I like a good impression of Lou Piniella, Jim Hendry or Ozzie Guillen. Reporters are often the best impersonators. There should always be a place at the table for the erudite, funny beat writer who watches way too much sports and spends too much time burnishing his gallows humor. I love sharing space with authors of two of my favorite sports books, Sam Smith and Rick Telander.
I love checking out the 300 level during a Blackhawks game. Everyone, and especially their mom, is wearing a red Hawks jersey. At the home opener, I could have sworn they were 75 percent Patrick Kane. When my wife went a few weeks later, she said everyone -- everyone -- had a Jonathan Toews jersey on.
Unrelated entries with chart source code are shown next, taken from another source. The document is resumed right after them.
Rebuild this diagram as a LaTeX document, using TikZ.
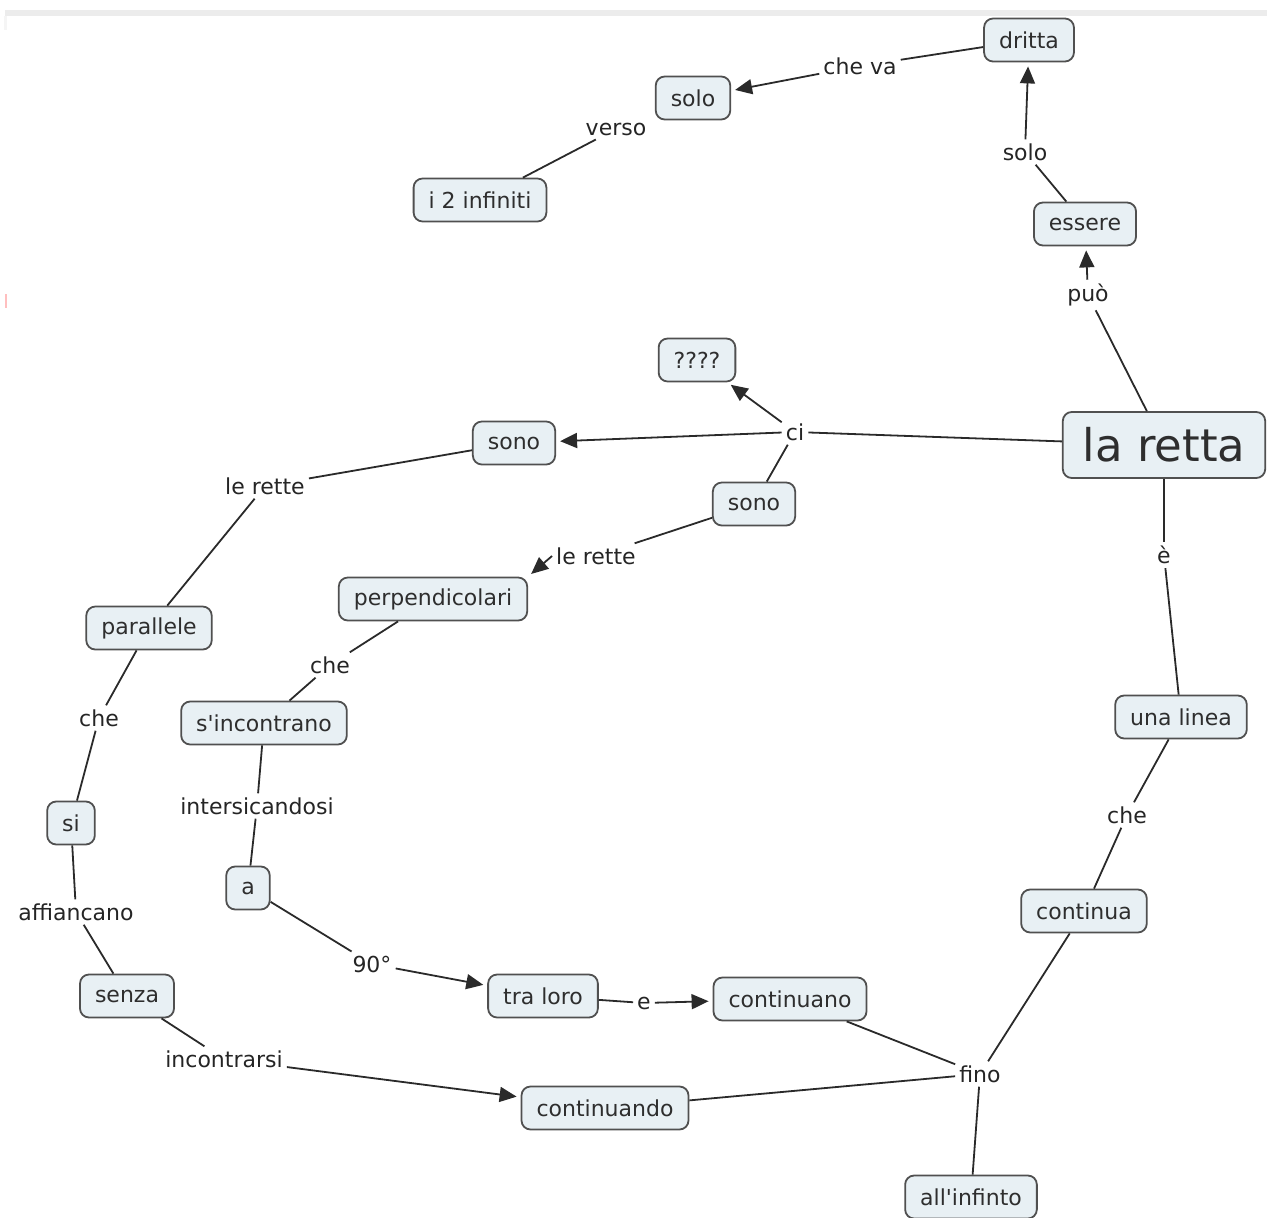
\documentclass[tikz,border=0pt]{standalone}
\usepackage{fontspec}
\setmainfont{DejaVu Sans}[Ligatures=TeXOff]
\usetikzlibrary{arrows.meta}
\definecolor{boxfill}{HTML}{E8F0F4}
\definecolor{boxline}{HTML}{505050}
\definecolor{ink}{HTML}{2E2E2E}
\definecolor{wire}{HTML}{2A2A2A}
\tikzset{
  concept/.style={draw=boxline, line width=1.8pt, fill=boxfill, rounded corners=9pt,
    text=ink, font=\fontsize{22}{26}\selectfont, inner xsep=15pt, inner ysep=0pt,
    minimum height=43pt},
  bigconcept/.style={concept, font=\fontsize{45}{50}\selectfont, inner xsep=20pt,
    minimum height=66pt},
  linklabel/.style={text=ink!80!black, font=\fontsize{22}{26}\selectfont, inner sep=4pt},
  wireline/.style={draw=wire, line width=1.8pt},
  arrowline/.style={wireline, -{Triangle[length=17pt,width=15pt]}, shorten >=4pt}
}
\begin{document}
\begin{tikzpicture}[x=1pt,y=-1pt]
\useasboundingbox (0,0) rectangle (1267,1218);
% scanned page edge
\fill[gray!15] (5,10) rectangle (1267,16);
\fill[gray!8] (4,16) rectangle (7,30);
\fill[red!25] (5,294) rectangle (7,308);

% concepts
\node[concept] (dritta) at (1029,40) {dritta};
\node[concept] (solo) at (693,98) {solo};
\node[concept] (infiniti) at (480,200) {i 2 infiniti};
\node[concept] (essere) at (1085,224) {essere};
\node[concept] (qq) at (697,360) {????};
\node[bigconcept] (retta) at (1164,445) {la retta};
\node[concept] (sonoA) at (514,443) {sono};
\node[concept] (sonoB) at (754,504) {sono};
\node[concept] (perp) at (433,599) {perpendicolari};
\node[concept] (paral) at (149,628) {parallele};
\node[concept] (sinc) at (264,723) {s'incontrano};
\node[concept] (linea) at (1181,717) {una linea};
\node[concept] (si) at (71,823) {si};
\node[concept] (a) at (248,888) {a};
\node[concept] (continua) at (1084,911) {continua};
\node[concept] (senza) at (127,996) {senza};
\node[concept] (traloro) at (543,996) {tra loro};
\node[concept] (continuano) at (790,999) {continuano};
\node[concept] (continuando) at (605,1108) {continuando};
\node[concept] (allinf) at (971,1197) {all'infinto};

% link phrases
\node[linklabel] (cheva) at (860,66) {che va};
\node[linklabel] (verso) at (616,129) {verso};
\node[linklabel] (solol) at (1025,152) {solo};
\node[linklabel] (puo) at (1088,295) {può};
\node[linklabel] (ci) at (795,432) {ci};
\node[linklabel] (retteA) at (265,486) {le rette};
\node[linklabel] (retteB) at (596,556) {le rette};
\node[linklabel] (cheP) at (330,665) {che};
\node[linklabel] (cheQ) at (99,718) {che};
\node[linklabel] (inters) at (257,806) {intersicandosi};
\node[linklabel] (affi) at (76,912) {affiancano};
\node[linklabel] (novanta) at (372,964) {90°};
\node[linklabel] (e) at (644,1003) {e};
\node[linklabel] (incon) at (224,1059) {incontrarsi};
\node[linklabel] (fino) at (980,1074) {fino};
\node[linklabel] (egr) at (1164,555) {è};
\node[linklabel] (cheL) at (1127,815) {che};

% plain connectors
\draw[wireline] (dritta) -- (cheva);
\draw[wireline] (verso) -- (infiniti);
\draw[wireline] (retta) -- (puo);
\draw[wireline] (essere) -- (solol);
\draw[wireline] (retta) -- (ci);
\draw[wireline] (ci) -- (sonoB);
\draw[wireline] (sonoA) -- (retteA);
\draw[wireline] (retteA) -- (paral);
\draw[wireline] (sonoB) -- (retteB);
\draw[wireline] (perp) -- (cheP);
\draw[wireline] (cheP) -- (sinc);
\draw[wireline] (sinc) -- (inters);
\draw[wireline] (inters) -- (a);
\draw[wireline] (a) -- (novanta);
\draw[wireline] (traloro) -- (e);
\draw[wireline] (paral) -- (cheQ);
\draw[wireline] (cheQ) -- (si);
\draw[wireline] (si) -- (affi);
\draw[wireline] (affi) -- (senza);
\draw[wireline] (senza) -- (incon);
\draw[wireline] (retta) -- (egr);
\draw[wireline] (egr) -- (linea);
\draw[wireline] (linea) -- (cheL);
\draw[wireline] (cheL) -- (continua);
\draw[wireline] (continua) -- (fino);
\draw[wireline] (continuano) -- (fino);
\draw[wireline] (fino) -- (continuando);
\draw[wireline] (fino) -- (allinf);

% arrows
\draw[arrowline] (cheva) -- (solo);
\draw[arrowline] (solol) -- (dritta);
\draw[arrowline] (puo) -- (essere);
\draw[arrowline] (ci) -- (qq);
\draw[arrowline] (ci) -- (sonoA);
\draw[arrowline] (retteB.west) -- (perp.north east);
\draw[arrowline] (novanta) -- (traloro);
\draw[arrowline] (e) -- (continuano);
\draw[arrowline] (incon) -- (continuando);
\end{tikzpicture}
\end{document}
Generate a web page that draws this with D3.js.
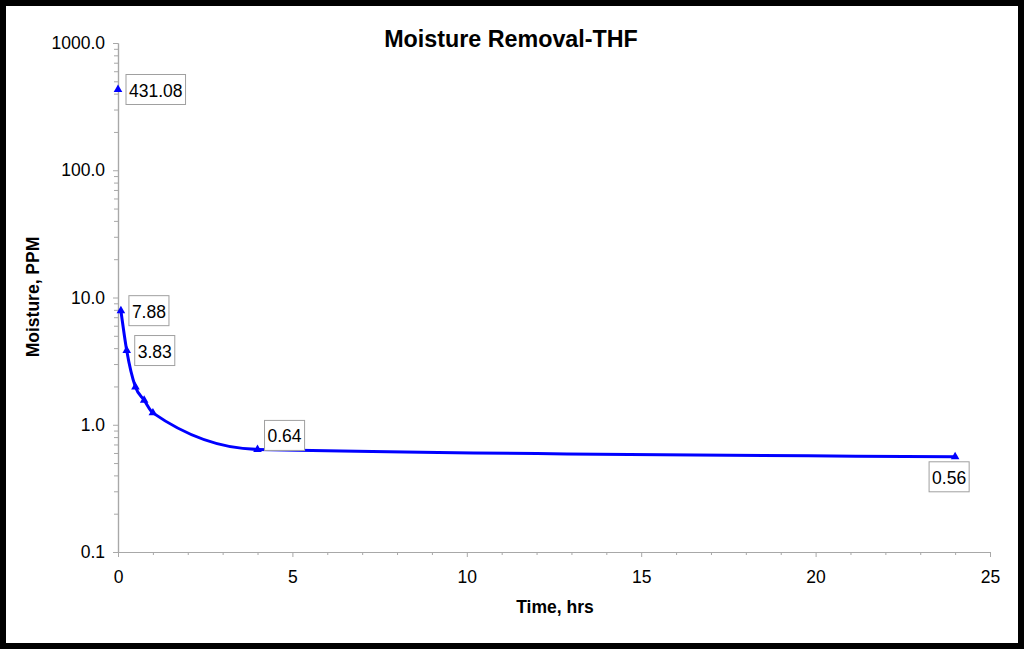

The Wirtz family, and the NHL, love your support, Blackhawks fans. Just keep demanding they earn it.
I love that Curtis Granderson and Dwyane Wade are from Chicago, because they represent what this city is about so well. You don't have to be rich or go to the right school to make it. You don't have to be recruited or take payola to be great. And you don't have to be a jerk once you get there.
I love that Dick Butkus and Juwan Howard went to the same high school, Chicago Vocational. I love that my old college friend, Dontrell Jackson, who played for the undefeated Chicago Slaughter last season, backed up Antwaan Randle El at Thornton High School, and used to imitate my favorite rapper, Lupe Fiasco, freestyling in the lunchroom. I loved watching Jon Scheyer become more popular on the North Shore than Northbrook Court. I love that the original Heisman Trophy (which wasn't even called the Heisman) resides at the rec center at the University of Chicago, a school more known for Nobel Prizes.
I love a Lincoln Park sports bar on a Saturday afternoon, with every fan from every college trying to recapture a familiar feeling, be it from a year or a decade gone by. Sports brings people together far more than it drives them apart.
I love that I'll be at Soldier Field on my birthday Sunday. Even if the Bears couldn't score in the red zone against the Chicago Bliss, there is no bigger game in town.